Regardless of cylinder size? Surface with 50 bar in your Spare Air and you're golden, but 45 in a 15L and it's :jail:?
 
How do they enforce that especially the 50 bar? Is there a law enforcement person at all sites checking tank pressure?

Same way all regs enforced, spot checks and fines for the proprietor. The owner / operator enforces the regs. What happens if a divers has less than X bar? A warning or a refusal of future service.
 
Same way all regs enforced, spot checks and fines for the proprietor. The owner / operator enforces the regs. What happens if a divers has less than X bar? A warning or a refusal of future service.

I agree but that is through the operator saying you broke the rules so we won't do business with you anymore.

It just seems very hard for a government to enforce something like this as a citation or criminal matter.
 
I agree but that is through the operator saying you broke the rules so we won't do business with you anymore.

It just seems very hard for a government to enforce something like this as a citation or criminal matter.

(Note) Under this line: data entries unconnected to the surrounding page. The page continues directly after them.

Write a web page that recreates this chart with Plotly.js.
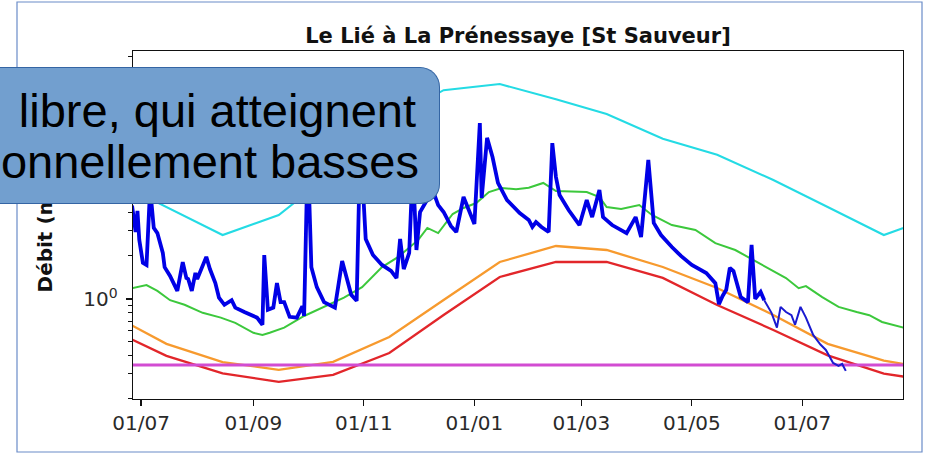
<!DOCTYPE html>
<html>
<head>
<meta charset="utf-8">
<script src="https://cdn.plot.ly/plotly-3.0.1.min.js"></script>
<style>
  html, body { margin: 0; padding: 0; background: #ffffff; }
  #wrap { position: relative; width: 926px; height: 453px; overflow: hidden; }
  #chart { position: absolute; left: 0; top: 0; width: 926px; height: 453px; }
  #callout {
    position: absolute; left: -40px; top: 67px; width: 479px; height: 135px;
    background: #729fcf; border: 1.2px solid #3465a4; border-left: none;
    border-radius: 0 20px 20px 0;
  }
  .cline {
    position: absolute; left: -200px; text-align: right; white-space: nowrap;
    font-family: 'Liberation Sans', Arial, sans-serif; font-size: 47px; line-height: 47px; color: #000;
  }
</style>
</head>
<body>
<div id="wrap">
  <div id="chart"></div>
  <div id="callout"></div>
  <div class="cline" id="cl1"></div>
  <div class="cline" id="cl2"></div>
</div>
<script>
// ---------- DATA ----------
const chartTitle = 'Le Lié à La Prénessaye [St Sauveur]';
const yTitle = 'Débit (m³/s)';
const calloutLine1 = 'libre, qui atteignent';
const calloutLine2 = 'onnellement basses';

const xTickVals = ['2022-07-01', '2022-09-01', '2022-11-01', '2023-01-01', '2023-03-01', '2023-05-01', '2023-07-01'];
const xTickText = ['01/07', '01/09', '01/11', '01/01', '01/03', '01/05', '01/07'];
const yTickVals = [1, 10];
const yTickText = ['10<sup>0</sup>', '10<sup>1</sup>'];
const yMinorVals = [0.2, 0.3, 0.4, 0.5, 0.6, 0.7, 0.8, 0.9, 2, 3, 4, 5, 6, 7, 8, 9, 20, 30, 40, 50];

// monthly reference curves (mid-month points)
const refDates = ['2022-06-15', '2022-07-15', '2022-08-15', '2022-09-15', '2022-10-15', '2022-11-15', '2022-12-15',
  '2023-01-15', '2023-02-15', '2023-03-15', '2023-04-15', '2023-05-15', '2023-06-15', '2023-07-15', '2023-08-15', '2023-09-15'];
const cyanVals   = [6.80, 4.40, 2.80, 3.87, 7.73, 17.9, 28.9, 31.9, 25.0, 19.7, 13.2, 10.2, 6.80, 4.40, 2.80, 3.87];
const orangeVals = [0.773, 0.485, 0.362, 0.319, 0.363, 0.542, 0.984, 1.814, 2.348, 2.201, 1.674, 1.194, 0.773, 0.485, 0.370, 0.319];
const redVals    = [0.607, 0.400, 0.302, 0.263, 0.294, 0.419, 0.773, 1.425, 1.814, 1.814, 1.403, 0.908, 0.607, 0.403, 0.300, 0.263];

const magentaDates = ['2022-06-15', '2023-09-15'];
const magentaVals = [0.345, 0.345];

const greenDates = ['2022-06-26', '2022-07-04', '2022-07-10', '2022-07-17', '2022-07-25', '2022-08-04', '2022-08-14', '2022-08-22',
  '2022-09-01', '2022-09-06', '2022-09-10', '2022-09-18', '2022-09-29', '2022-10-10', '2022-10-21', '2022-10-31', '2022-11-11',
  '2022-11-20', '2022-12-01', '2022-12-06', '2022-12-12', '2022-12-20', '2022-12-26', '2023-01-02', '2023-01-09', '2023-01-16',
  '2023-01-24', '2023-01-31', '2023-02-08', '2023-02-15', '2023-03-04', '2023-03-11', '2023-03-15', '2023-03-23', '2023-04-02',
  '2023-04-09', '2023-04-20', '2023-05-03', '2023-05-14', '2023-05-25', '2023-06-02', '2023-06-11', '2023-06-22', '2023-06-29',
  '2023-07-03', '2023-07-12', '2023-07-21', '2023-07-31', '2023-08-07', '2023-08-14', '2023-08-26'];
const greenVals = [1.19, 1.25, 1.14, 0.98, 0.91, 0.80, 0.74, 0.68, 0.58, 0.56, 0.58, 0.63, 0.76, 0.88, 1.02, 1.21, 1.67,
  1.97, 2.59, 3.14, 2.89, 3.93, 4.33, 4.69, 5.60, 5.97, 5.85, 6.00, 6.48, 5.69, 5.60, 5.17, 4.40, 4.26, 4.54,
  3.87, 3.29, 3.04, 2.46, 2.20, 1.94, 1.67, 1.40, 1.19, 1.23, 1.03, 0.88, 0.81, 0.77, 0.69, 0.63];

// observed daily flows (validated part)
const blueDates = ['2022-06-26', '2022-06-28', '2022-06-29', '2022-06-30', '2022-07-02', '2022-07-04', '2022-07-06', '2022-07-08',
  '2022-07-10', '2022-07-13', '2022-07-14', '2022-07-17', '2022-07-21', '2022-07-24', '2022-07-26', '2022-07-27', '2022-07-29',
  '2022-07-31', '2022-08-01', '2022-08-04', '2022-08-06', '2022-08-08', '2022-08-11', '2022-08-13', '2022-08-16', '2022-08-20',
  '2022-08-22', '2022-08-27', '2022-08-31', '2022-09-03', '2022-09-06', '2022-09-07', '2022-09-09', '2022-09-12', '2022-09-14',
  '2022-09-16', '2022-09-18', '2022-09-21', '2022-09-25', '2022-09-28', '2022-09-29', '2022-10-01', '2022-10-03', '2022-10-06',
  '2022-10-10', '2022-10-16', '2022-10-20', '2022-10-22', '2022-10-25', '2022-10-28', '2022-10-30', '2022-11-02', '2022-11-06',
  '2022-11-11', '2022-11-16', '2022-11-19', '2022-11-21', '2022-11-23', '2022-11-26', '2022-11-28', '2022-11-30', '2022-12-02',
  '2022-12-06', '2022-12-09', '2022-12-12', '2022-12-15', '2022-12-19', '2022-12-22', '2022-12-26', '2022-12-29', '2023-01-01',
  '2023-01-04', '2023-01-05', '2023-01-08', '2023-01-11', '2023-01-14', '2023-01-19', '2023-01-26', '2023-01-31', '2023-02-02',
  '2023-02-04', '2023-02-07', '2023-02-11', '2023-02-13', '2023-02-15', '2023-02-17', '2023-02-22', '2023-02-28', '2023-03-04',
  '2023-03-07', '2023-03-11', '2023-03-13', '2023-03-18', '2023-03-26', '2023-03-31', '2023-04-03', '2023-04-07', '2023-04-10',
  '2023-04-14', '2023-04-20', '2023-04-25', '2023-05-01', '2023-05-09', '2023-05-14', '2023-05-16', '2023-05-18', '2023-05-20',
  '2023-05-22', '2023-05-24', '2023-05-28', '2023-06-01', '2023-06-03', '2023-06-05', '2023-06-08', '2023-06-10'];
const blueVals = [4.5, 2.94, 4.13, 2.59, 1.79, 1.73, 5.97, 3.14,
  2.89, 2.10, 1.67, 1.45, 1.14, 1.81, 1.40, 1.38, 1.14,
  1.52, 1.38, 1.73, 1.97, 1.62, 1.29, 1.02, 0.91, 0.98,
  0.87, 0.81, 0.77, 0.74, 0.66, 2.03, 0.84, 0.87, 1.29,
  0.95, 0.95, 0.75, 0.74, 0.89, 0.76, 11.0, 1.67, 1.21,
  0.95, 0.87, 1.84, 1.47, 1.07, 0.97, 12.9, 2.63, 2.03,
  1.73, 1.57, 1.40, 2.63, 1.62, 2.10, 8.65, 2.20, 4.06,
  4.92, 5.78, 4.54, 4.06, 3.24, 2.94, 5.17, 4.19, 3.35,
  17.0, 5.09, 13.4, 9.84, 6.48, 4.92, 3.99, 3.57, 3.19,
  3.45, 3.19, 2.94, 12.3, 7.13, 5.34, 4.19, 3.29, 4.92,
  3.74, 5.78, 3.74, 3.29, 2.89, 3.74, 2.71, 9.38, 3.40,
  2.80, 2.31, 2.00, 1.73, 1.52, 1.29, 0.92, 1.05, 1.16,
  1.65, 1.57, 1.03, 0.95, 2.39, 1.00, 1.12, 0.98];

// observed daily flows (provisional part)
const blueProvDates = ['2023-06-10', '2023-06-14', '2023-06-17', '2023-06-19', '2023-06-22', '2023-06-25', '2023-06-27', '2023-06-30',
  '2023-07-03', '2023-07-07', '2023-07-11', '2023-07-14', '2023-07-18', '2023-07-21', '2023-07-23', '2023-07-25'];
const blueProvVals = [0.98, 0.80, 0.63, 0.88, 0.81, 0.77, 0.66, 0.88,
  0.74, 0.56, 0.48, 0.44, 0.357, 0.34, 0.351, 0.314];

// ---------- LAYOUT ----------
const W = 926, H = 453;
const M = { l: 133, r: 23, t: 51, b: 54 };
const PW = W - M.l - M.r, PH = H - M.t - M.b;
const px = X => (X - M.l) / PW;
const py = Y => (H - M.b - Y) / PH;

const line = (x, y, color, width) => ({
  x: x, y: y, type: 'scatter', mode: 'lines',
  line: { color: color, width: width }, hoverinfo: 'skip', showlegend: false
});

const traces = [
  line(refDates, cyanVals, '#24dbe4', 2.1),
  line(greenDates, greenVals, '#3cc83c', 2),
  line(refDates, orangeVals, '#f79a2e', 2.3),
  line(refDates, redVals, '#e2262a', 2.3),
  line(magentaDates, magentaVals, '#d24cd2', 3),
  line(blueDates, blueVals, '#0000e6', 3.8),
  line(blueProvDates, blueProvVals, '#1a1ad0', 2)
];

const tickFont = { family: 'DejaVu Sans', size: 20, color: '#2a2a2a' };

const layout = {
  width: W, height: H, margin: M,
  paper_bgcolor: '#ffffff', plot_bgcolor: '#ffffff', showlegend: false,
  title: {
    text: chartTitle,
    font: { family: 'DejaVu Sans', size: 21, color: '#111111', weight: 'bold' },
    x: 0.5, xref: 'paper', xanchor: 'center',
    y: 1 - 43 / H, yref: 'container', yanchor: 'bottom'
  },
  xaxis: {
    type: 'date', range: ['2022-06-26 13:00', '2023-08-25 14:00'],
    tickmode: 'array', tickvals: xTickVals, ticktext: xTickText,
    ticks: 'outside', ticklen: 6, tickwidth: 1.2, tickcolor: '#111',
    showline: true, linecolor: '#111', linewidth: 1.3, mirror: true,
    showgrid: false, zeroline: false, tickfont: tickFont, ticklabelstandoff: 5.5
  },
  yaxis: {
    type: 'log', range: [-0.70, 1.735],
    tickmode: 'array', tickvals: yTickVals, ticktext: yTickText,
    ticks: 'outside', ticklen: 6, tickwidth: 1.2, tickcolor: '#111',
    minor: { tickmode: 'array', tickvals: yMinorVals, ticks: 'outside', ticklen: 3.5, tickwidth: 1, tickcolor: '#111', showgrid: false },
    showline: true, linecolor: '#111', linewidth: 1.3, mirror: true,
    showgrid: false, zeroline: false, tickfont: tickFont, ticklabelstandoff: 4,
    title: { text: yTitle, font: { family: 'DejaVu Sans', size: 20, color: '#111111', weight: 'bold' }, standoff: 25 }
  },
  shapes: [
    { type: 'rect', xref: 'paper', yref: 'paper', layer: 'above',
      x0: px(17), x1: px(922), y0: py(452), y1: py(2),
      line: { color: '#6a8cc8', width: 1.2 }, fillcolor: 'rgba(0,0,0,0)' }
  ]
};

Plotly.newPlot('chart', traces, layout, { staticPlot: true, displayModeBar: false });

// slide callout overlaying the chart (text baselines at y=127 and y=178)
const cl1 = document.getElementById('cl1');
const cl2 = document.getElementById('cl2');
cl1.textContent = calloutLine1;
cl2.textContent = calloutLine2;
cl1.style.width = (416 + 200) + 'px';
cl2.style.width = (419 + 200) + 'px';
cl1.style.top = (127 - 40) + 'px';
cl2.style.top = (178 - 40) + 'px';
</script>
</body>
</html>
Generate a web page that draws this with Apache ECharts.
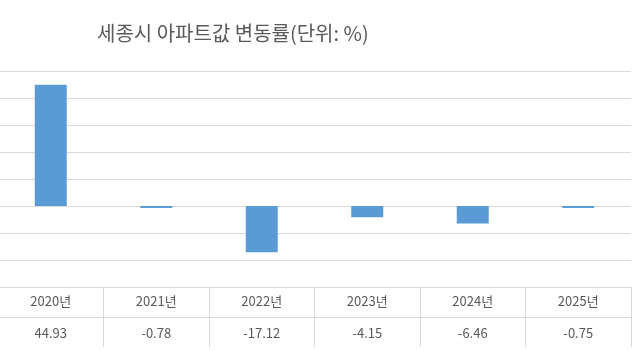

Right they use the proprietors to enforce the regs, just like they use them as tax collectors to collect sales tax for them.
 
My training here in South Africa was heavily influenced by BSAC.
Snorkels and knives were prerequisits.
I snorkled for years before scuba, so the snorkel was on my RHS. Have never acclimatised to LHS really. I spearfished and played u/water hockey. Maybe I should have been French as Spiros came over my left shoulder.
The commercials here seem to have an aversion to snorkle/knives.
The one time I ditched the snorkel, I had to do a long surface swim! That taught me!
I usually have a snorkel attatched to my cylinder band using an inner tube as a strap. It is usually just a mouth piece attatched to a wide bore bent plumbing pipe that I recycled from my hockey kit as I tend to bite off the teeth grips.
I had a fold up one for my pocket at one stage.
I always dive with a small knife on the inside of my left calf or BC strap. When I finally lose all my knives (I seem to have collected these during my dives) , I might consider a line cutter.
I consider a cutting instrument essential after brushing with fishingline quite often.
The back attached snorkel is part of my BC so is not extra clutter.
 
I have worn a snorkel since before I started scuba, and wear one except when it would be a hazard on the dive, at which point I carry it unde the straps of my BFK. I mostly shore dive, with long surface swims, and find the snorkel quite handy. The boat dives are mostly hunting trips so the main point of the dive was not to surface near the boat, so more than a fair amount of surface swims were involved.

I'm not the scuba police, so I really don't care how others kit up. I have seen some regret the choice to ditch their snorkel, but not any large numbers. Ymmv.